Prevention of disease
The health benefits of regular physical activity are indisputable. Exercise: The miracle cure, a recent report published by the Academy of Medical Royal Colleges, states that over 40% of adults do not reach the minimum recommended level of 30 minutes of moderately intense exercise five times per week. The percentage is even higher in people with chronic diseases, those over 65 years old and in some ethnic minority groups. There is therefore huge potential to improve the health of the population through regular physical activity.
It also gives clear evidence that regular physical activity leads to a 30–50% reduction in the incidence of a range of disorders including cardiovascular disease, type 2 diabetes, cancer, dementia and osteoporosis. There is equally good evidence for the benefit of regular physical activity in the management of many conditions (including cardiovascular disease, hypertension, diabetes, chronic obstructive pulmonary disease and chronic pain), which may lead to a reduction in medication requirements and an improved long-term outcome.
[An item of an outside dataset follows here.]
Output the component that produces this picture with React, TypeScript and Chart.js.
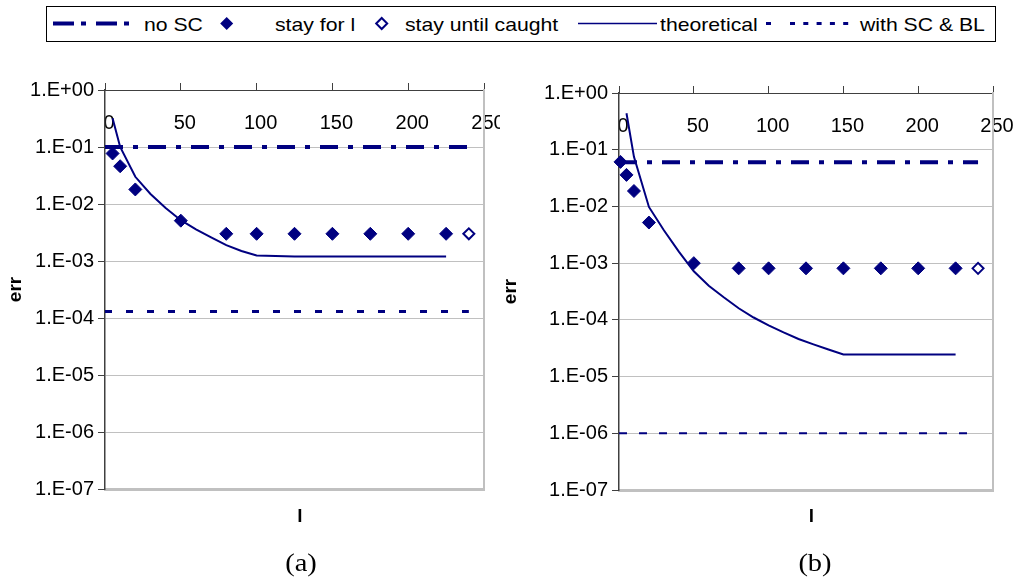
import React, { useEffect, useRef } from "react";
import { Chart, registerables } from "chart.js";

Chart.register(...registerables);

const NAVY = "#000080";
const FONT = "'Liberation Sans', Arial, sans-serif";
const SERIF = "'Liberation Serif', 'Times New Roman', serif";

// shared axes
const xTickValues = [0, 50, 100, 150, 200, 250];
const xTickLabels = ["0", "50", "100", "150", "200", "250"];
const yTickValues = [1e-7, 1e-6, 1e-5, 1e-4, 1e-3, 1e-2, 1e-1, 1];
const yTickLabels = ["1.E-07", "1.E-06", "1.E-05", "1.E-04", "1.E-03", "1.E-02", "1.E-01", "1.E+00"];

// panel (a)
const stayForLXA = [5, 10, 20, 50, 80, 100, 125, 150, 175, 200, 225];
const stayForLYA = [0.077, 0.046, 0.018, 0.0051, 0.003, 0.003, 0.003, 0.003, 0.003, 0.003, 0.003];
const untilCaughtXA = [240];
const untilCaughtYA = [0.003];
const theoreticalXA = [5, 10, 20, 30, 40, 50, 60, 70, 80, 90, 100, 125, 150, 175, 200, 225];
const theoreticalYA = [0.32, 0.1, 0.03, 0.015, 0.0085, 0.0052, 0.0036, 0.0026, 0.0019, 0.0015, 0.00125, 0.0012, 0.0012, 0.0012, 0.0012, 0.0012];
const noSCXA = [0, 240];
const noSCYA = [0.1, 0.1];
const withSCBLXA = [0, 240];
const withSCBLYA = [1.3e-4, 1.3e-4];

// panel (b)
const stayForLXB = [1, 5, 10, 20, 50, 80, 100, 125, 150, 175, 200, 225];
const stayForLYB = [0.061, 0.036, 0.0187, 0.0052, 0.001, 0.00081, 0.00081, 0.00081, 0.00081, 0.00081, 0.00081, 0.00081];
const untilCaughtXB = [240];
const untilCaughtYB = [0.00081];
const theoreticalXB = [5, 10, 20, 30, 40, 50, 60, 70, 80, 90, 100, 110, 120, 130, 140, 150, 175, 200, 225];
const theoreticalYB = [0.44, 0.075, 0.0098, 0.0038, 0.0016, 0.00072, 0.0004, 0.00025, 0.00016, 0.00011, 8e-5, 6e-5, 4.6e-5, 3.7e-5, 3.0e-5, 2.45e-5, 2.45e-5, 2.45e-5, 2.45e-5];
const noSCXB = [0, 240];
const noSCYB = [0.06, 0.06];
const withSCBLXB = [0, 240];
const withSCBLYB = [1e-6, 1e-6];

type PanelSpec = {
  left: number; top: number; w: number; h: number;
  padTop: number; padLeft: number; padRight: number;
  yAxisWidth: number; bottomAxisHeight: number; errPad: number;
  stayX: number[]; stayY: number[];
  caughtX: number[]; caughtY: number[];
  theoX: number[]; theoY: number[];
  noX: number[]; noY: number[];
  blX: number[]; blY: number[];
  blWidth: number; blDash: number[];
};

const pts = (xs: number[], ys: number[]) => xs.map((x, i) => ({ x, y: ys[i] }));

function buildConfig(p: PanelSpec): any {
  const tickFont = { family: FONT, size: 20 };
  const titleFont = { family: FONT, size: 19, weight: "bold", lineHeight: 1 };
  return {
    type: "scatter",
    data: {
      datasets: [
        {
          label: "stay for l", data: pts(p.stayX, p.stayY), pointStyle: "rectRot",
          pointRadius: 6.5, backgroundColor: NAVY, borderColor: NAVY, borderWidth: 1,
          showLine: false, clip: false, order: 0,
        },
        {
          label: "stay until caught", data: pts(p.caughtX, p.caughtY), pointStyle: "rectRot",
          pointRadius: 5.5, backgroundColor: "#ffffff", borderColor: NAVY, borderWidth: 2,
          showLine: false, clip: false, order: 0,
        },
        {
          label: "theoretical", data: pts(p.theoX, p.theoY), showLine: true, pointRadius: 0,
          borderColor: NAVY, backgroundColor: NAVY, borderWidth: 2, tension: 0, order: 1,
        },
        {
          label: "no SC", data: pts(p.noX, p.noY), showLine: true, pointRadius: 0,
          borderColor: NAVY, backgroundColor: NAVY, borderWidth: 4, borderDash: [18, 10, 5, 10], order: 2,
        },
        {
          label: "with SC & BL", data: pts(p.blX, p.blY), showLine: true, pointRadius: 0,
          borderColor: NAVY, backgroundColor: NAVY, borderWidth: p.blWidth, borderDash: p.blDash, order: 2,
        },
      ],
    },
    options: {
      animation: false,
      responsive: false,
      devicePixelRatio: 1,
      events: [],
      layout: { padding: { top: p.padTop, left: p.padLeft, right: p.padRight, bottom: 0 } },
      plugins: { legend: { display: false }, tooltip: { enabled: false } },
      scales: {
        x: {
          type: "linear", position: "top", min: 0, max: 250,
          afterBuildTicks: (s: any) => { s.ticks = xTickValues.map((v) => ({ value: v })); },
          ticks: {
            mirror: true, padding: 21, labelOffset: 4, font: tickFont, color: "#000",
            autoSkip: false, maxRotation: 0,
            callback: (_v: any, i: number) => xTickLabels[i],
          },
          grid: { display: true, drawOnChartArea: false, drawTicks: true, tickLength: 7, tickColor: "#404040", color: "#404040" },
          border: { color: "#404040", width: 1 },
          afterFit: (s: any) => { s.height = 0; s.paddingLeft = 0; s.paddingRight = 0; },
        },
        x2: {
          type: "linear", position: "bottom", min: 0, max: 250,
          ticks: { display: false },
          grid: { display: false },
          border: { color: "#c0c0c0", width: 3 },
          title: { display: true, text: "  l", font: titleFont, color: "#000", padding: { top: 0, bottom: 23.5 } },
          afterFit: (s: any) => { s.height = p.bottomAxisHeight; s.paddingLeft = 0; s.paddingRight = 0; },
        },
        y: {
          type: "logarithmic", position: "left", min: 1e-7, max: 1,
          afterBuildTicks: (s: any) => { s.ticks = yTickValues.map((v) => ({ value: v })); },
          ticks: {
            font: tickFont, color: "#000", padding: 4, autoSkip: false,
            callback: (_v: any, i: number) => yTickLabels[i],
          },
          grid: { color: "#c0c0c0", lineWidth: 1, tickColor: "#404040", tickLength: 7, drawTicks: true },
          border: { color: "#404040", width: 1.5 },
          title: { display: true, text: "err", font: titleFont, color: "#000", padding: { top: p.errPad, bottom: 0 } },
          afterFit: (s: any) => { s.width = p.yAxisWidth; },
        },
        y2: {
          type: "linear", position: "right", min: 0, max: 1,
          ticks: { display: false },
          grid: { display: false },
          border: { color: "#c0c0c0", width: 2 },
          afterFit: (s: any) => { s.width = 0; s.paddingTop = 0; s.paddingBottom = 0; },
        },
      },
    },
  };
}

function Panel({ spec }: { spec: PanelSpec }) {
  const ref = useRef<HTMLCanvasElement>(null);
  useEffect(() => {
    const chart = new Chart(ref.current as HTMLCanvasElement, buildConfig(spec));
    return () => chart.destroy();
  }, []);
  return (
    <canvas
      ref={ref}
      width={spec.w}
      height={spec.h}
      style={{ position: "absolute", left: spec.left, top: spec.top, width: spec.w, height: spec.h }}
    />
  );
}

const panelA: PanelSpec = {
  left: 0, top: 50, w: 500, h: 500,
  padTop: 40, padLeft: 0, padRight: 16,
  yAxisWidth: 105, bottomAxisHeight: 61, errPad: 6,
  stayX: stayForLXA, stayY: stayForLYA,
  caughtX: untilCaughtXA, caughtY: untilCaughtYA,
  theoX: theoreticalXA, theoY: theoreticalYA,
  noX: noSCXA, noY: noSCYA,
  blX: withSCBLXA, blY: withSCBLYA,
  blWidth: 3, blDash: [7, 14],
};

const panelB: PanelSpec = {
  left: 500, top: 50, w: 523, h: 500,
  padTop: 43, padLeft: 0, padRight: 30,
  yAxisWidth: 119, bottomAxisHeight: 60, errPad: 1.5,
  stayX: stayForLXB, stayY: stayForLYB,
  caughtX: untilCaughtXB, caughtY: untilCaughtYB,
  theoX: theoreticalXB, theoY: theoreticalYB,
  noX: noSCXB, noY: noSCYB,
  blX: withSCBLXB, blY: withSCBLYB,
  blWidth: 2, blDash: [8, 12],
};

const legendLabels = ["no SC", "stay for l", "stay until caught", "theoretical", "with SC & BL"];
const legendTextX = [144, 275, 405, 660, 860];

function Legend() {
  const cy = 23.5;
  const textStyle = (x: number): React.CSSProperties => ({
    position: "absolute", left: x, top: 15.4, fontFamily: FONT, fontSize: 19,
    lineHeight: "19px", whiteSpace: "nowrap", color: "#000",
    transform: "scaleX(1.116)", transformOrigin: "left center",
  });
  return (
    <>
      <div style={{
        position: "absolute", left: 46, top: 6, width: 950, height: 36,
        border: "1.5px solid #000", boxSizing: "border-box", background: "#fff",
      }} />
      <svg width={1023} height={50} style={{ position: "absolute", left: 0, top: 0 }}>
        <line x1={53} y1={cy} x2={130} y2={cy} stroke={NAVY} strokeWidth={4} strokeDasharray="21 7 5 10" />
        <polygon points={`220.2,${cy} 226.7,${cy - 6.5} 233.2,${cy} 226.7,${cy + 6.5}`} fill={NAVY} />
        <polygon points={`376.2,${cy} 381.7,${cy - 5.5} 387.2,${cy} 381.7,${cy + 5.5}`} fill="#fff" stroke={NAVY} strokeWidth={2} />
        <line x1={578} y1={cy} x2={657} y2={cy} stroke={NAVY} strokeWidth={1.5} />
        <line x1={766} y1={cy} x2={771} y2={cy} stroke={NAVY} strokeWidth={3} />
        <line x1={790} y1={cy} x2={856} y2={cy} stroke={NAVY} strokeWidth={3} strokeDasharray="5 8.3" />
      </svg>
      {legendLabels.map((t, i) => (
        <span key={t} style={textStyle(legendTextX[i])}>{t}</span>
      ))}
    </>
  );
}

const panelCaptions = ["(a)", "(b)"];
const captionCenterX = [301, 815];

export default function App() {
  return (
    <div style={{ position: "absolute", left: 0, top: 0, width: 1023, height: 580, background: "#fff", overflow: "hidden" }}>
      <Legend />
      <Panel spec={panelA} />
      <Panel spec={panelB} />
      {panelCaptions.map((c, i) => (
        <div key={c} style={{
          position: "absolute", left: captionCenterX[i] - 50, top: 549.6, width: 100,
          textAlign: "center", fontFamily: SERIF, fontSize: 25, lineHeight: "25px",
          transform: "scaleX(1.14)", transformOrigin: "center", color: "#000",
        }}>{c}</div>
      ))}
    </div>
  );
}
Planning effective services
The healthcare workforce needs to receive training in physical activity medicine. This should include an understanding of the physiological effects and health benefits of exercise, the principles of behaviour change with respect to physical activity and writing an exercise prescription. Each specialty, including primary care, can then decide where physical activity prescription fits within their patient population and whether it can be offered within their specialty. The sport and exercise medicine (SEM) specialty can support this development through education, by doing combined clinics or by offering regular exercise prescription clinics.
For most people, simple advice will be sufficient for them to increase their physical activity. For people with chronic diseases, supervision and monitoring of their physical activity with an exercise professional is valuable both in terms of safety and providing confidence for the patient and their doctor. Exercise professionals are currently not independently regulated in contrast to virtually all other healthcare professionals. There are several competing bodies offering training and qualification as an exercise professional. There are several levels of training with level 4 being the level advised to treat patients with chronic diseases. However, these bodies are self-regulated with vested interests. Therefore, independent regulation for exercise professionals dealing with patients with chronic diseases is necessary. This is a gap in service provision and a barrier to developing exercise prescription for patients with chronic diseases.
The SEM department should work closely with rheumatology, orthopaedic and physiotherapy departments so that the hospital trust provides an integrated musculoskeletal healthcare service. This should include an agreement on how patients who are referred to the service are triaged so that they receive the most clinically- and cost-effective service. This will vary between different secondary care trusts depending of the skillmix in each department.